There are four key areas to consider when deciding if your business is ready for blockchain:

  1. Are the standards good enough for your industry? Blockchain works as an application programming interface (API), which means standards need to be developed before there is widespread adoption. There are multiple groups working on standards, including Hyperledger and the Etherium Alliance Framework.  However, Gartner expects the industry to stabilize in 2018 with 75 commercial blockchain platforms before consolidating to about five platforms in 2019.
  2. Is the technology robust enough yet? While blockchain is conceptually simple, the underlying technology encompasses some difficult technical challenges. This is especially true for the distributed capabilities of blockchain which allow each party to have their own writeable copy of the same historical record. An entry written to one replica will eventually arrive at the other replicas, which then have to collaborate and decide if the new entry is valid. This can be harder than it sounds to facilitate.
  3. Is blockchain secure enough? Whilst in general, blockchain is considered a step forward for securing transactions, like most things in computing, security is not inherent. Blockchain uses public key encryption, hashing, and digital signatures, and other mechanisms which are well known, but not always administered correctly. Missteps in securing a blockchain, or simple bugs in the platforms, can cause serious disruption. For example, on November 6, 2017, $280M in assets were accidentally (and temporarily) frozen in a blockchain managed by Parity Technologies due to a bug in the underlying platform.
  4. Will I be compliant? As is often the case for new technologies, there are policy issues to be worked out.  For example, in the Union Budget for 2018-19, the Finance Minister said: “…The Government does not consider crypto-currencies legal tender or coin and will take all measures to eliminate the use of these crypto-assets in financing illegitimate activities or as part of the payment system. The Government will explore the use of blockchain technology proactively for ushering in the digital economy”. This implies that for now, India must forego the classical financial applications of cryptocurrencies. However, the Government spoke about working on innovative technologies for blockchain.

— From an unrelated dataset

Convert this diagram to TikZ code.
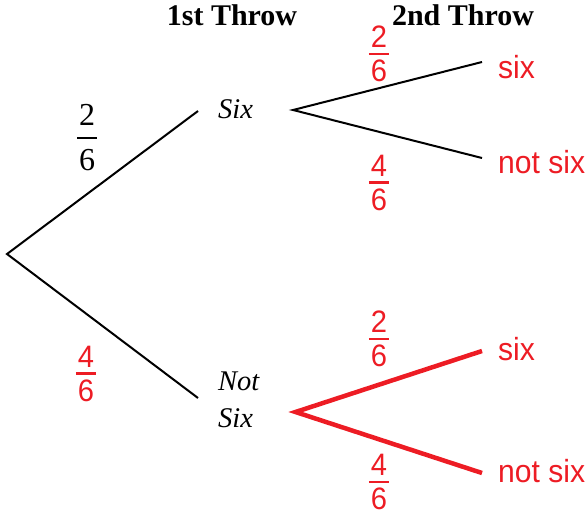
\documentclass[tikz,border=0pt]{standalone}
\usepackage{fontspec}
\setmainfont{Liberation Serif}
\newfontfamily\redsans[FakeStretch=0.94]{Liberation Sans}
\definecolor{tred}{HTML}{ED1C24}

% fraction: gap and rule set by the style
\newcommand{\frc}[2]{\vbox{\halign{\hskip2pt\hfil##\hfil\hskip2pt\cr #1\cr\noalign{\kern\fgap\hrule height \frule\kern\fgap}#2\cr}}}

\tikzset{
  head/.style={font=\fontsize{30}{35}\selectfont\bfseries, inner sep=0pt},
  first/.style={font=\fontsize{28.5}{37}\selectfont\itshape, inner sep=0pt},
  second/.style={font=\redsans\fontsize{32}{38}\selectfont, text=tred, inner sep=0pt},
  bfrac/.style={font=\fontsize{32}{38}\selectfont\def\fgap{11pt}\def\frule{1.8pt}, inner sep=0pt},
  rfrac/.style={font=\redsans\fontsize{31}{36}\selectfont\def\fgap{5pt}\def\frule{2.4pt}, text=tred, inner sep=0pt},
  branch/.style={line width=2pt},
  redbranch/.style={line width=4.5pt, draw=tred},
}

\begin{document}
\begin{tikzpicture}[x=1pt,y=-1pt]
  \useasboundingbox (0,0) rectangle (588,517);

  % Points of the tree
  \coordinate (root) at (7,254);
  \coordinate (A) at (198,111);
  \coordinate (B) at (198,398);
  \coordinate (A1) at (293,110);
  \coordinate (B1) at (295.5,412);
  \coordinate (AA) at (482,62);
  \coordinate (AB) at (482,158);
  \coordinate (BA) at (482,351);
  \coordinate (BB) at (482,473);

  % Branches
  \draw[branch] (A) -- (root) -- (B);
  \draw[branch] (AA) -- (A1) -- (AB);
  \draw[redbranch] (BA) -- (B1) -- (BB);

  % Headings
  \node[head, anchor=base] (h1) at (232,25) {1st Throw};
  \node[head, anchor=base] (h2) at (463,25) {2nd Throw};

  % Outcomes
  \node[first, anchor=base west] (six) at (218,118) {Six};
  \node[first, anchor=west, align=left] (notsix) at (218,400) {Not\\Six};
  \node[second, anchor=base west] (s1) at (498,78) {six};
  \node[second, anchor=base west] (n1) at (498,173) {not six};
  \node[second, anchor=base west] (s2) at (498,360) {six};
  \node[second, anchor=base west] (n2) at (498,482) {not six};

  % Probabilities
  \node[bfrac] (p1) at (87,138) {\frc{2}{6}};
  \node[rfrac] (p2) at (86,374) {\frc{4}{6}};
  \node[rfrac] (p3) at (379,54) {\frc{2}{6}};
  \node[rfrac] (p4) at (379,183) {\frc{4}{6}};
  \node[rfrac] (p5) at (379,339) {\frc{2}{6}};
  \node[rfrac] (p6) at (379,482) {\frc{4}{6}};
\end{tikzpicture}
\end{document}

For many, the answer will be ‘not yet’. Ultimately, there is no doubt that blockchain is a disruptive technology which has the potential to transform industries. However, despite recent momentum, it is a technology that isn’t (yet) particularly easy to use for many businesses.

The platforms are still maturing and, like many other software platforms, they are subject to bugs and operational errors. The potential risks of being a blockchain pioneer are higher than other technology adoption waves because blockchains typically apply to monetary transactions as well as transactions carrying fiduciary responsibilities.

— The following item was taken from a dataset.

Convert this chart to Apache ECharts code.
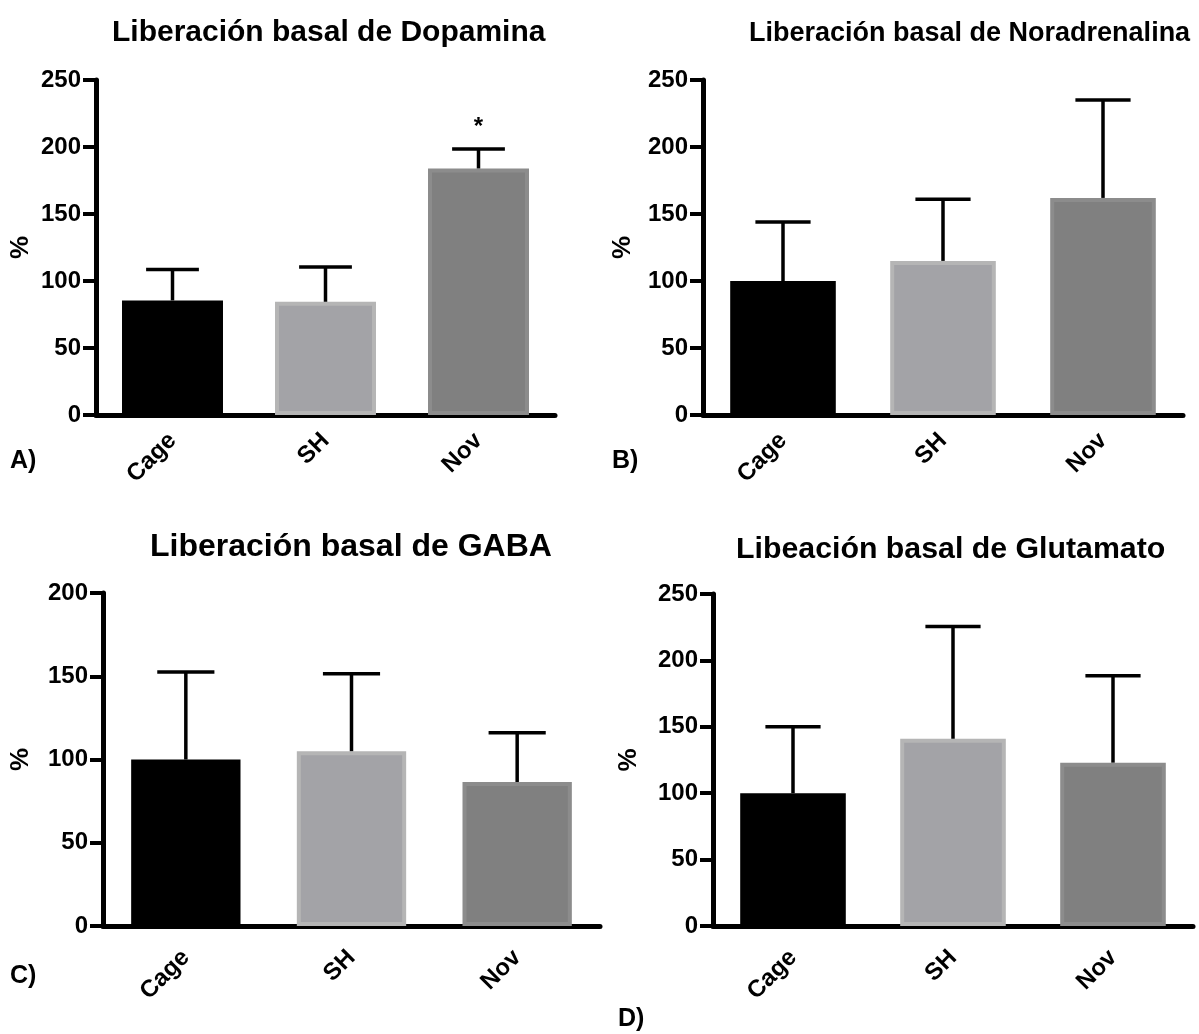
<!DOCTYPE html>
<html><head><meta charset="utf-8">
<script src="https://cdn.jsdelivr.net/npm/echarts@6/dist/echarts.min.js"></script>
<style>html,body{margin:0;padding:0;background:#fff}#c{width:1199px;height:1034px}</style>
</head><body><div id="c"></div>
<script>
// ---- data ----
const categories = ['Cage', 'SH', 'Nov'];
const dopaMean = [85.5, 84.5, 184];
const dopaSem = [23, 26, 14.5];
const dopaMarks = ['', '', '*'];
const noraMean = [100, 115, 162];
const noraSem = [44, 46, 73];
const gabaMean = [100, 105, 86.5];
const gabaSem = [52.5, 46.5, 29.5];
const gluMean = [100, 141, 123];
const gluSem = [50, 84.5, 65.5];
const yMaxes = [250, 250, 200, 250];
const yStep = 50;
const titles = ['Liberación basal de Dopamina', 'Liberación basal de Noradrenalina', 'Liberación basal de GABA', 'Libeación basal de Glutamato'];
const panelLetters = ['A)', 'B)', 'C)', 'D)'];
const yName = '%';

// ---- layout / style ----
const FONT = '"Liberation Sans", Arial, Helvetica, sans-serif';
const grids = [
  {left: 96, top: 80, width: 459, height: 335},
  {left: 703, top: 80, width: 480, height: 335},
  {left: 103, top: 593, width: 497, height: 333},
  {left: 713, top: 594, width: 480, height: 332}
];
const nameGaps = [62, 67, 69, 71];
const labelMargins = [22, 22, 28, 28];
const titlePos = [{left: 112, top: 18, size: 30}, {left: 749, top: 20, size: 27}, {left: 150, top: 531, size: 32}, {left: 736, top: 535, size: 30.3}];
const letterPos = [[10, 449], [612, 449], [10, 964], [618, 1007]];
const barFill = ['#000000', '#a3a3a7', '#808080'];
const barBorder = ['#000000', '#b5b5b5', '#8c8c8c'];

const panels = [
  {mean: dopaMean, sem: dopaSem, marks: dopaMarks},
  {mean: noraMean, sem: noraSem, marks: ['', '', '']},
  {mean: gabaMean, sem: gabaSem, marks: ['', '', '']},
  {mean: gluMean, sem: gluSem, marks: ['', '', '']}
];

const option = {
  backgroundColor: '#ffffff',
  animation: false,
  title: titles.map((t, k) => ({
    text: t, left: titlePos[k].left, top: titlePos[k].top, padding: 0,
    textStyle: {fontFamily: FONT, fontSize: titlePos[k].size, fontWeight: 'bold', color: '#000'}
  })),
  grid: grids,
  xAxis: grids.map((g, k) => ({
    type: 'category', gridIndex: k, data: categories,
    axisLine: {lineStyle: {color: '#000', width: 5}},
    axisTick: {alignWithLabel: true, length: 13, lineStyle: {color: '#000', width: 4}},
    axisLabel: {rotate: 45, margin: labelMargins[k], color: '#000', fontFamily: FONT, fontSize: 24, fontWeight: 'bold'}
  })),
  yAxis: grids.map((g, k) => ({
    type: 'value', gridIndex: k, min: 0, max: yMaxes[k], interval: yStep,
    name: yName, nameLocation: 'middle', nameRotate: 90, nameGap: nameGaps[k],
    nameTextStyle: {fontFamily: FONT, fontSize: 26, fontWeight: 'bold', color: '#000'},
    splitLine: {show: false},
    axisLine: {show: true, lineStyle: {color: '#000', width: 5}},
    axisTick: {show: true, length: 13, lineStyle: {color: '#000', width: 4}},
    axisLabel: {margin: 15, color: '#000', fontFamily: FONT, fontSize: 24, fontWeight: 'bold'}
  })),
  series: [],
  graphic: panelLetters.map((t, k) => ({
    type: 'text', left: letterPos[k][0], top: letterPos[k][1],
    style: {text: t, font: 'bold 25px ' + FONT, fill: '#000'}
  }))
};

panels.forEach((p, k) => {
  option.series.push({
    type: 'bar', xAxisIndex: k, yAxisIndex: k, barWidth: '66%',
    data: p.mean.map((v, i) => ({value: v, itemStyle: {color: barFill[i], borderColor: barBorder[i], borderWidth: 4}})),
    z: 2
  });
  const marks = p.marks;
  option.series.push({
    type: 'custom', xAxisIndex: k, yAxisIndex: k, z: 3,
    encode: {x: 0, y: [1, 2]},
    data: p.mean.map((v, i) => [i, v, v + p.sem[i]]),
    renderItem: function (params, api) {
      const i = api.value(0);
      const p0 = api.coord([i, api.value(1)]);
      const p1 = api.coord([i, api.value(2)]);
      const bw = api.size([1, 0])[0];
      const cap = bw * 0.345 / 2;
      const st = {stroke: '#000', lineWidth: 3.5};
      const children = [
        {type: 'line', shape: {x1: p0[0], y1: p0[1], x2: p1[0], y2: p1[1]}, style: st},
        {type: 'line', shape: {x1: p1[0] - cap, y1: p1[1], x2: p1[0] + cap, y2: p1[1]}, style: st}
      ];
      if (marks[i]) {
        children.push({type: 'text', x: p1[0], y: p1[1] - 22,
          style: {text: marks[i], font: 'bold 24px ' + FONT, fill: '#000', textAlign: 'center', textVerticalAlign: 'middle'}});
      }
      return {type: 'group', children: children};
    }
  });
});

const chart = echarts.init(document.getElementById('c'), null, {renderer: 'canvas'});
chart.setOption(option);
</script></body></html>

However, blockchain technology is likely to be intrinsically embedded within business processes in years to come. Those businesses that have technology with flexible deployment options and those with modern enterprise resource planning (ERP) solutions in place, will be in a better position to take advantage of blockchain technology and adapt faster.

So, is blockchain right for your business? Assuming you agree that it is a technology that can improve visibility, productivity and security for businesses, then maybe the answer is yes. Any technology that provides components needed to achieve the desired business growth is worth paying attention to, in my view. Is it right for your business in 2018? I’d have to say that the chances are unlikely. So blockchain, in some form appears to be in everyone’s future, even if it’s not just yet.